# start of DATASET CONTENT

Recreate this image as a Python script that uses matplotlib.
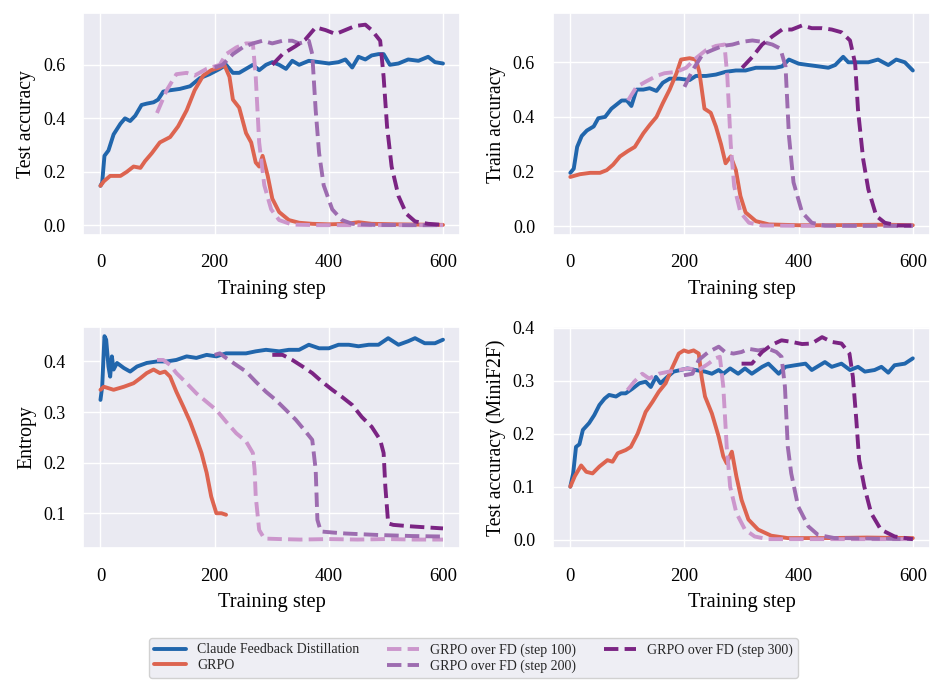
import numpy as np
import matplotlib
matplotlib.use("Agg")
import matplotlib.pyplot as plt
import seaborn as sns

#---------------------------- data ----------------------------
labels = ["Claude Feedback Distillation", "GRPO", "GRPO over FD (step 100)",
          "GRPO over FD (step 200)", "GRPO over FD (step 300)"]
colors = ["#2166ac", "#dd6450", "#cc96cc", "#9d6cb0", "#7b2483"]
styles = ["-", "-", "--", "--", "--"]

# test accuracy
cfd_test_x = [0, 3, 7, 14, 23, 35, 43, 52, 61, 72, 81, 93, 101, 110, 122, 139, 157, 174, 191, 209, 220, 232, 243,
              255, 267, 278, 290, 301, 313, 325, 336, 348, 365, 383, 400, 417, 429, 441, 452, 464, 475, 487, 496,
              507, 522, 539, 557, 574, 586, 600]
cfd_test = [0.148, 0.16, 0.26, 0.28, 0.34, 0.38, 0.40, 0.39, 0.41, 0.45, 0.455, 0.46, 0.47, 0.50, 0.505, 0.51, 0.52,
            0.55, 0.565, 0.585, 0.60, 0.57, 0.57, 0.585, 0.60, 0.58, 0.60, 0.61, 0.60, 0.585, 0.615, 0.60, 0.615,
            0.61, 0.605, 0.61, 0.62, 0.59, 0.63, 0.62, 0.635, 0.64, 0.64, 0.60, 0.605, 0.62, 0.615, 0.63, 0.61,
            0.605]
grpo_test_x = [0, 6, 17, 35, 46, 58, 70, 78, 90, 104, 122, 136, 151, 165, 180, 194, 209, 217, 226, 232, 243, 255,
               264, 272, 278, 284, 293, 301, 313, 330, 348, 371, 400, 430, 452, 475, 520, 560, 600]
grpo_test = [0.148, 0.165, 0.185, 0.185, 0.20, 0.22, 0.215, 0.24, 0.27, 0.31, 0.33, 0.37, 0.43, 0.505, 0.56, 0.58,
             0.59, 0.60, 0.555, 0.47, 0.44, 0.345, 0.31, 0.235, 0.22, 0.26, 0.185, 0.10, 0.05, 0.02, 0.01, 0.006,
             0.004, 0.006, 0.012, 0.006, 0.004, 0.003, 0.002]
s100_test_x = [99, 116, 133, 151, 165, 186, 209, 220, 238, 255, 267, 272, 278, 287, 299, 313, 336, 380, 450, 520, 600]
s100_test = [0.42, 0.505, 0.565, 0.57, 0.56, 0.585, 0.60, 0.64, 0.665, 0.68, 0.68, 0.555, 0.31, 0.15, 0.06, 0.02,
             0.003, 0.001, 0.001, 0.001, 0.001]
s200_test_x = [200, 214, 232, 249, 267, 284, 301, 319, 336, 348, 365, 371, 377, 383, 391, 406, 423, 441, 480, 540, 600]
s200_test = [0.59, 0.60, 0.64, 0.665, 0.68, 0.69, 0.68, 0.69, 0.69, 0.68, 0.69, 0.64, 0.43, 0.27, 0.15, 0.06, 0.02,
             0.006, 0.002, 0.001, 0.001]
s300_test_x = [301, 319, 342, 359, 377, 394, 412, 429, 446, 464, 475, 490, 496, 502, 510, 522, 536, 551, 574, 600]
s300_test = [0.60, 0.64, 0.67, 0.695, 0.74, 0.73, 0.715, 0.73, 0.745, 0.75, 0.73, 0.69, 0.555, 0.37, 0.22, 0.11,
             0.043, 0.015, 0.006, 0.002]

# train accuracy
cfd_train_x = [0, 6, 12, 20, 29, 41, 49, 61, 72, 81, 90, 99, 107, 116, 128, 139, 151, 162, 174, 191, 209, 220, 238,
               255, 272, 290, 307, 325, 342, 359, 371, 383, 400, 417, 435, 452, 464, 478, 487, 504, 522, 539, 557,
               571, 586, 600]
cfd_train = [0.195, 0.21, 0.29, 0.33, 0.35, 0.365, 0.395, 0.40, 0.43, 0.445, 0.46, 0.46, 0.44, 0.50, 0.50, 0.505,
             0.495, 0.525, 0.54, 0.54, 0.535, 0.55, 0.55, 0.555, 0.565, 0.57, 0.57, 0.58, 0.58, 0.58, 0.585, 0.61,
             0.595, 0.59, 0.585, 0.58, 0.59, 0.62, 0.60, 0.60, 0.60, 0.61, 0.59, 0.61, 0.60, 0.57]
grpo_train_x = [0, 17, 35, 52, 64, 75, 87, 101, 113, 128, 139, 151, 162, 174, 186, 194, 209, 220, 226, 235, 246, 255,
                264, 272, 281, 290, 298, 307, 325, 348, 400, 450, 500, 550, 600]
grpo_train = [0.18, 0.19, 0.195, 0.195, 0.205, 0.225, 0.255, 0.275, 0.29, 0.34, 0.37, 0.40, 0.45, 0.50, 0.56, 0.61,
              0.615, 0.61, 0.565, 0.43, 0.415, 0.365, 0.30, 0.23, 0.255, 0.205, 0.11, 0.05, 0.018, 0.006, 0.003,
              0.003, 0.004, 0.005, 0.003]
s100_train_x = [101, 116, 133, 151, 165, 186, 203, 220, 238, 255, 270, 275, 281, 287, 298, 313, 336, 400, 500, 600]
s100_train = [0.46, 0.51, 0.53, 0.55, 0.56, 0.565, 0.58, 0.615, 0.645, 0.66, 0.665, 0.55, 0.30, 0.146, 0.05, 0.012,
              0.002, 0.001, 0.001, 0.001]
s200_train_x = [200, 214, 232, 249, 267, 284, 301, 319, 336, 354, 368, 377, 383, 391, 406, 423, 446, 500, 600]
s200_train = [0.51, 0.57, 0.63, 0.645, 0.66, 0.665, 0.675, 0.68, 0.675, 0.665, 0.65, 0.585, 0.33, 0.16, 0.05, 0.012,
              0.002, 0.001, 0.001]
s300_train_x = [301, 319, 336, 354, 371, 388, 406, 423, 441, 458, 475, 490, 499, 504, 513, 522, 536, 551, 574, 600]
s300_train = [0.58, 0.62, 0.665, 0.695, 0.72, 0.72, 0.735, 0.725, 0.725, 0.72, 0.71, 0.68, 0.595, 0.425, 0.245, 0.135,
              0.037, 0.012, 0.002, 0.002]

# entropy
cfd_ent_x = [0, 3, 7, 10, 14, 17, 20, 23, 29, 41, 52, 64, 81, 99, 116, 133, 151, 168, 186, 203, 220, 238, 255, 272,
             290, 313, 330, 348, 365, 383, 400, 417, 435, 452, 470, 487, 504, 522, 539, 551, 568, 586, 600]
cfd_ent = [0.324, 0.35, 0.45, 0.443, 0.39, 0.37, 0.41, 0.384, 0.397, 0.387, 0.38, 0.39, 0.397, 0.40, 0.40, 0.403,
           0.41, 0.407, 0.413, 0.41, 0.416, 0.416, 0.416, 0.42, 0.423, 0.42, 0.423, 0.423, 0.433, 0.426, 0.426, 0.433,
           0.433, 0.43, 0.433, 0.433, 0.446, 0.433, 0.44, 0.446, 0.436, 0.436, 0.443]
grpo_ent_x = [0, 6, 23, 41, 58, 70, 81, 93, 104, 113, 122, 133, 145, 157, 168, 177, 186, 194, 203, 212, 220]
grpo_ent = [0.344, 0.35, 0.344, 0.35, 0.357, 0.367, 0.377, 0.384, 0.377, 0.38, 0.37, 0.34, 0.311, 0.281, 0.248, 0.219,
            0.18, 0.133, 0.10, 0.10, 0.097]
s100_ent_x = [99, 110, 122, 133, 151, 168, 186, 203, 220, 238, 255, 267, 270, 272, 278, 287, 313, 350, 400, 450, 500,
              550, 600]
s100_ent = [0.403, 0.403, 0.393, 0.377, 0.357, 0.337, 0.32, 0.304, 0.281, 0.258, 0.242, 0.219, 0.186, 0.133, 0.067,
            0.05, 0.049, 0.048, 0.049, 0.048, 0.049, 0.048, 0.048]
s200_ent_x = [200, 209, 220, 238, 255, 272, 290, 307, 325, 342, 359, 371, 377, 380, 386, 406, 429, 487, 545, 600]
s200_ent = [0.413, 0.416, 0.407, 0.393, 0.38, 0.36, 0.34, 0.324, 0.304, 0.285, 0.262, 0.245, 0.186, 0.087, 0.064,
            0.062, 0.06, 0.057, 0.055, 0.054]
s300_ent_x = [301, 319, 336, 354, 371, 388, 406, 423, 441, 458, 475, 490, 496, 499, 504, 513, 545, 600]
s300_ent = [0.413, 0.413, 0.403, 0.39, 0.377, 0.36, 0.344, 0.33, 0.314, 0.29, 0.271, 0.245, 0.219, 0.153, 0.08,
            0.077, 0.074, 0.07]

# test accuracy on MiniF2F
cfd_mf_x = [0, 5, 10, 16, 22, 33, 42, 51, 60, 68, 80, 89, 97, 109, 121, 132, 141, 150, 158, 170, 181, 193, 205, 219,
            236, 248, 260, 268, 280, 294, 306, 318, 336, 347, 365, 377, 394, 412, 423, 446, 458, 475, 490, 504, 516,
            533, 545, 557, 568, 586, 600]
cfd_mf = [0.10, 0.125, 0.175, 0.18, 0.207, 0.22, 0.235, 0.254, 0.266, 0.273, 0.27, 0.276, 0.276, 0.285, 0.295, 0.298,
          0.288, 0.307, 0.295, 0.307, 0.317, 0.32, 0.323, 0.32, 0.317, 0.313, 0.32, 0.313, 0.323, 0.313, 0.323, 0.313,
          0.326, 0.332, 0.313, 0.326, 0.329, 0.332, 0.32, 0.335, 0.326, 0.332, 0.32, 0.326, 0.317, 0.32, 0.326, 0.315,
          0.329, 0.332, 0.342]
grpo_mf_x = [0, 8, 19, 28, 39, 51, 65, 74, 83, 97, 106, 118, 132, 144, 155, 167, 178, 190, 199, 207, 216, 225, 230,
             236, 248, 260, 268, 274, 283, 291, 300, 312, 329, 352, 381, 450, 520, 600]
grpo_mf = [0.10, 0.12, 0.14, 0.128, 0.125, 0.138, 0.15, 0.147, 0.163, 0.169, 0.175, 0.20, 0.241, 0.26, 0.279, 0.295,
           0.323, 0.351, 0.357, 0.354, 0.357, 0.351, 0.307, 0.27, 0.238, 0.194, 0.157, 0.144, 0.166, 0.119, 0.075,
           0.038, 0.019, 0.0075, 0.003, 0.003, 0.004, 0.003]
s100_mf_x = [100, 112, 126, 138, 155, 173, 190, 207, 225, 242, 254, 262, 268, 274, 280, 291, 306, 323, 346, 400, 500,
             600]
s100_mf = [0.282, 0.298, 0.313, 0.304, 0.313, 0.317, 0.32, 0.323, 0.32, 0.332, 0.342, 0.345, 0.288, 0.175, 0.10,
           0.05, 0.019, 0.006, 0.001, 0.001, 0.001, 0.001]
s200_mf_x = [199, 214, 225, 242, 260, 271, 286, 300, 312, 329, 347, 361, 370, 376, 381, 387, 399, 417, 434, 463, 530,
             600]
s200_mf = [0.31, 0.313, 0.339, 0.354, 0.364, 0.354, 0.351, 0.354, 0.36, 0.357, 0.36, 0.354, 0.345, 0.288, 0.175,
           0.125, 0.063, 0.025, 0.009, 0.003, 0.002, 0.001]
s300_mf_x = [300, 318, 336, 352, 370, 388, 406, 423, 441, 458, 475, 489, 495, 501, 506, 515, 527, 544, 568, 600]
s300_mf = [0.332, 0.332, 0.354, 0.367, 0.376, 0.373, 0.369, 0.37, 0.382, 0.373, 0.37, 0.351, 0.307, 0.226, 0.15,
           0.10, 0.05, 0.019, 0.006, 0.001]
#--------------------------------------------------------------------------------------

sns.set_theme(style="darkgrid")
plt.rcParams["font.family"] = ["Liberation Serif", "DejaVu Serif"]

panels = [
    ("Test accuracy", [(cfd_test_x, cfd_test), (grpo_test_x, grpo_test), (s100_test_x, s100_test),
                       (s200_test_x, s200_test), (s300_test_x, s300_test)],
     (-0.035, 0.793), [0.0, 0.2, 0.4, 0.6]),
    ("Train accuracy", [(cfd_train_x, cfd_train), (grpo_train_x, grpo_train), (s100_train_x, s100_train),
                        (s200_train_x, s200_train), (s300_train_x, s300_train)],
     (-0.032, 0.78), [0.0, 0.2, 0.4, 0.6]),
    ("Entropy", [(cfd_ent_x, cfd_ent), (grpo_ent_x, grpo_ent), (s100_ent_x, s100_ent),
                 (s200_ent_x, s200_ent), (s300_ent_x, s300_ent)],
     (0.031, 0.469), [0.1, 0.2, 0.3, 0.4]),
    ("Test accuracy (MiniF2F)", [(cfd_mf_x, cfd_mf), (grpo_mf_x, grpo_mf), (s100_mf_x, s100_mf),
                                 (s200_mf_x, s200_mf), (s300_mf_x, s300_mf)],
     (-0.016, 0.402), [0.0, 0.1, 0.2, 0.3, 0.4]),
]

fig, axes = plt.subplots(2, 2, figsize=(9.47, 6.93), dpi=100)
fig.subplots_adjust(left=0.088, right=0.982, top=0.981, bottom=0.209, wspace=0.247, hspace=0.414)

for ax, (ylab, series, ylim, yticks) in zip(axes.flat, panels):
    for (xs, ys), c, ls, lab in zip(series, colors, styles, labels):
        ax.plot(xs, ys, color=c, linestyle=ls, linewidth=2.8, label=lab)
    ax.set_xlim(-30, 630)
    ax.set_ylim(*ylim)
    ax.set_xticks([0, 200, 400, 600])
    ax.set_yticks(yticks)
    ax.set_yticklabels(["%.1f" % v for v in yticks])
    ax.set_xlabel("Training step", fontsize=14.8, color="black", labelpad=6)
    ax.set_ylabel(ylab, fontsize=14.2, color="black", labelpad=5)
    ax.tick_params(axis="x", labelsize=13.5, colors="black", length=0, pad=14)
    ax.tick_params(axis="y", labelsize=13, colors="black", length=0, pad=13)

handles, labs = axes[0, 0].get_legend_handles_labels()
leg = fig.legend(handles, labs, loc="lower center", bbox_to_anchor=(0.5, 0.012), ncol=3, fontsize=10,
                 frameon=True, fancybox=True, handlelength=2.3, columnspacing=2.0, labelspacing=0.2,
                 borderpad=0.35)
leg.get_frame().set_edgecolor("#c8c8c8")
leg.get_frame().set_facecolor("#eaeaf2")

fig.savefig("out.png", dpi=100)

# end of DATASET CONTENT

**EXERCISE REQUIREMENTS**.
Give again, exactly, the lines from the start of the data through the one holding "import seaborn as sns"; omit the pictures.

**EXPECTED ANSWER**.
Recreate this image as a Python script that uses matplotlib.
import numpy as np
import matplotlib
matplotlib.use("Agg")
import matplotlib.pyplot as plt
import seaborn as sns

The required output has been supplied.